Durch das Berlin’eske Stadtbild spaziert das entsprechende Klientel: Hipstervolk mit Bauchnabel-verdeckenden Jeans, die zurechtgeschobene Mutti-Pos präsentieren, genauso wie mit Jane-Fonda-imitierenden Aerobic-Outfits und gelbgefärbten Haaren, die nach Nick Carter schreien. Ähnlich sieht es im gleichnamigen Stadtviertel Brunswick aus. Passend zum Hipster-Chic gibt es übrigens überall in Melbourne unschlagbar guten Kaffee – von dem Berlin ganz klar noch lernen kann.
Neben Brunswick und Brunswick Street gibt es einige andere Orte, die genau so auch in Berlin sein könnten. Die kultige Graffiti-Straße Hosier Lane zum Beispiel – einer der Spukorte Melbournes übrigens – oder auch die Edinburgh Gardens. In dem Park finden sich an Sonntagen jede Menge Acro-Yoga-Fans, Feuer-Tänzer, Familien & Co. – und erinnern so an allerlei Orte in Berlin im Sommer.
Was nicht ganz hinkommt, ist die Architektur. Wie Berlin ist auch Melbourne durchmixt von alten und neuen Gebäuden. Wo Berlins Skyline gerade mal ein paar wenige hohe Gebäude zu bieten hat, wird Melbournes Innenstadt jedoch von Skyscrapern dominiert. Neben den Gebäuderiesen ist Melbournes Architektur an vielen Stellen von viktorianischen und edwardianischen Häusern des späten 19. und anfangenden 20. Jahrhunderts geprägt und erinnert damit eher an das Nachbarland Neuseeland als an die deutsche Hauptstadt. Die Vielfalt an Architekturstilen ist in Berlin klar facettenreicher, gibt es schlicht mehr Gebäude aus verschiedenen Jahrhunderten.
Zum Stadtbild in der Innenstadt gehören neben den kontrastreichen Bauwerken auch viele Obdachlose und Drogenabhängige – eine weitere Übereinstimmung mit Berlin, wobei sie in Melbourne mehr auffallen. Vielleicht, weil die Stadt im Vergleich auffällig sauber ist – was von Berlin vermutlich niemand behauptet.
Punkt 2: Lebensgefühl
Aussehen, sein und tun, wie und was man will – Berlin ist klares Flaggschiff individueller Freiheit und kreativer Neuentwicklungen. Melbourne hat für mich eine ähnlich freie und kreative Energie wie Berlin. Gefühlt macht hier jeder, was er will und werden täglich neue und oft geistreiche Projekte aus dem Boden gestampft. Wobei hier nicht wie in Berlin die meisten was mit Medien machen oder DJ sind. Größer scheint in Melbourne die Szene der Sportler, Liebe-liebenden Hippies und Freidenker zu sein. In einem ist Melbourne klarer Vorreiter: Mindfulness, Yoga, Meditation & Co. stecken in Berlin trotz allem Trendsein noch in den Anfängen, in Melbourne sind sie schon Teil des Alltags.

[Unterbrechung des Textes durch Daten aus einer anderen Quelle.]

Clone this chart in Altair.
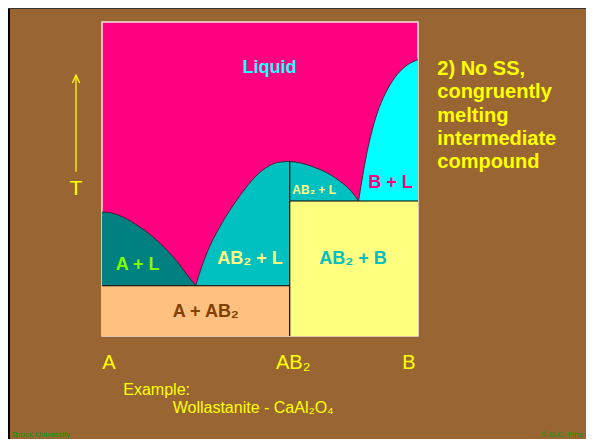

Liegt das am Fehlen der so vielbesprochenen Berliner Schnauze? Ganz klar sind Menschen in Melbourne (um Längen) freundlicher und lächeln Sie eher an, als Sie dafür komisch zu finden. In einem sind sich (echte) Berliner und Melburnians dann aber wieder einig: Ihre Stadt ist die beste der Welt und woanders leben kommt eigentlich nicht in Frage.
Punkt 3: Lebensart
Ähnlich wie Berlin mit seinen verschiedenen Stadtteilen ist Melbourne außerhalb des Stadtzentrums in verschiedene, sehr eigenständige Suburbs unterteilt. Das Leben ist also nicht auf das Zentrum konzentriert, jedes Suburb könnte wie Berlins Stadtteile mehr oder weniger für sich allein funktionieren und ist wie eine kleine Stadt oder ein Dorf mit seinem ganz eigenen Flair und Charakter.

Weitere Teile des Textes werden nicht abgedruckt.